Over the past several years, the Town of Richfield and Village of Richfield Springs have built a coalition of residents, civic groups, and local government officials to form a revitalization plan for the two municipalities. Momentum began to build back in 2015, with the formation of a Joint Town/Village Comprehensive Plan Committee. Working with a professional planning firm, under a grant secured by Otsego Now, a Joint Comprehensive Plan was adopted in late 2018 by both Town and Village. The Town then quickly followed with a Zoning Amendment in 2019. Both the plan and the amendment won New York Planning Federation awards for best in state in 2019 and 2020, respectively. The stage was set for grant seeking.

A 2019 Consolidated Funding Application award was secured by Otsego Now and Andela Products for the development of the long-delayed Richfield Business Park. While COVID has dramatically slowed down progress for this project, it is still moving forward. Meanwhile, several civic groups have forayed into the grant world, with the usual mix of success and frustration. Most notable of these efforts has been the successful CFA award to Richfield Youth Sports—$161, 419 was granted by New York State Parks, Recreation and Historic Preservation for the construction of playing fields on an 18.5-acre property that straddles the Village/Town border, a highly accessible spot for the area youth to gather. There are plans to apply for more funding to construct infrastructure to make the facility a year-round sports destination. This facility will serve large areas of Otsego and southern Herkimer counties.

Private investment is also alive and well in Richfield.
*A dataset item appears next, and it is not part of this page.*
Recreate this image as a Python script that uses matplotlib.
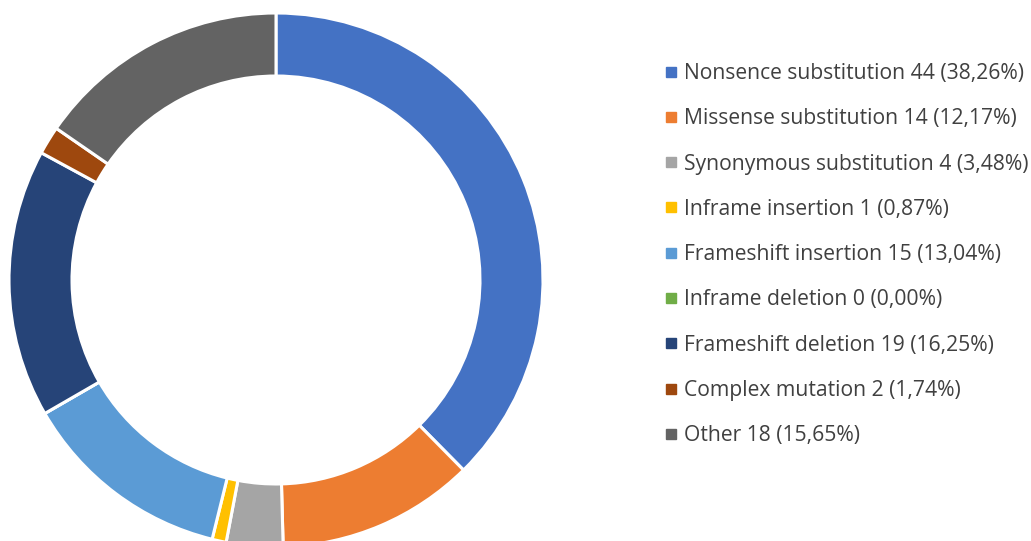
import matplotlib
matplotlib.use("Agg")
import matplotlib.pyplot as plt
from matplotlib.lines import Line2D

# mutation types, counts and the percentages as printed in the source
categories = [
    "Nonsence substitution", "Missense substitution", "Synonymous substitution",
    "Inframe insertion", "Frameshift insertion", "Inframe deletion",
    "Frameshift deletion", "Complex mutation", "Other",
]
counts = [44, 14, 4, 1, 15, 0, 19, 2, 18]
percents = ["38,26%", "12,17%", "3,48%", "0,87%", "13,04%", "0,00%",
            "16,25%", "1,74%", "15,65%"]
colors = ["#4472C4", "#ED7D31", "#A5A5A5", "#FFC000", "#5B9BD5",
          "#70AD47", "#264478", "#9E480E", "#636363"]

plt.rcParams["font.family"] = ["Open Sans", "DejaVu Sans"]

W, H = 1031, 541
fig = plt.figure(figsize=(W / 100, H / 100), dpi=100)

# donut: centre (276, 280) px from top-left, outer radius 267 px
cx, cy, r = 276, 280, 267
ax = fig.add_axes([(cx - r) / W, (H - cy - r) / H, 2 * r / W, 2 * r / H])
ax.pie(counts, colors=colors, startangle=90, counterclock=False, radius=1,
       wedgeprops=dict(width=0.236, edgecolor="white", linewidth=2.2))
ax.set_xlim(-1, 1)
ax.set_ylim(-1, 1)
ax.set_aspect("equal")
ax.axis("off")

labels = [f"{c} {n} ({p})" for c, n, p in zip(categories, counts, percents)]
handles = [Line2D([], [], marker="s", linestyle="", markersize=6.5,
                  markerfacecolor=col, markeredgecolor=col) for col in colors]
leg = fig.legend(handles, labels, loc="upper left",
                 bbox_to_anchor=(666 / W, 1 - 63 / H), frameon=False,
                 fontsize=15.2, labelspacing=1.15, handlelength=0.5,
                 handletextpad=0.35, borderpad=0, borderaxespad=0)
for t in leg.get_texts():
    t.set_color("#404040")

fig.savefig("out.png", dpi=100)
Several buildings in the East Main Street and West Main Street historic districts (we have three historic districts) are in the early project stage:

1) 68 Main Street, the oldest house in the Village (1825), is currently housing professional offices. Renovations have begun to transform the house back into residential use, with market-rate rental units.

2) 108 Main Street, the site of a former bank and currently empty, will house the Village offices and Justice Court, with professional office space as well. This effort, linked to #1 above, is set for completion in 2023.

3) 118 Main Street is another former bank building, also empty at present. A mixed-use commercial residential renovation is slated to begin soon, with expected completion in late 2023. All three of these projects will utilize energy-efficient, renewable energy systems for heating and cooling. They are also excellent examples of adaptive re-use, and the re-purposing of historic structures—and great examples of Smart Growth principles in practice!

4) 20 Lake Street is known by locals as “The Beadle Block,” a reference to the builder and original owner. The Greater Mohawk Valley Land Bank is the current owner, and it has stabilized the structure with the goal of renovation into market-rate apartments. The Village has submitted a Restore New York grant application for this work.

In addition to these projects, indications abound that point to a revitalization of Richfield. Property transfers have occurred in large numbers, the most notable being the recent sale of Bella Vista, one of the most intact sulphur spas in town. The housing market is exceptionally tight. In the past three to five years, five new businesses have occupied formerly empty space on Main Street. The oldest of these, the Richfield Springs Community Food Cooperative, is in its fifth year of operation.

So, despite the fact that Richfield did not make the cut in the first round of New York Forward grants, there is undeniable movement toward rejuvenation, re-invention and renaissance throughout the town.

Dan Sullivan is supervisor of the Town of Richfield.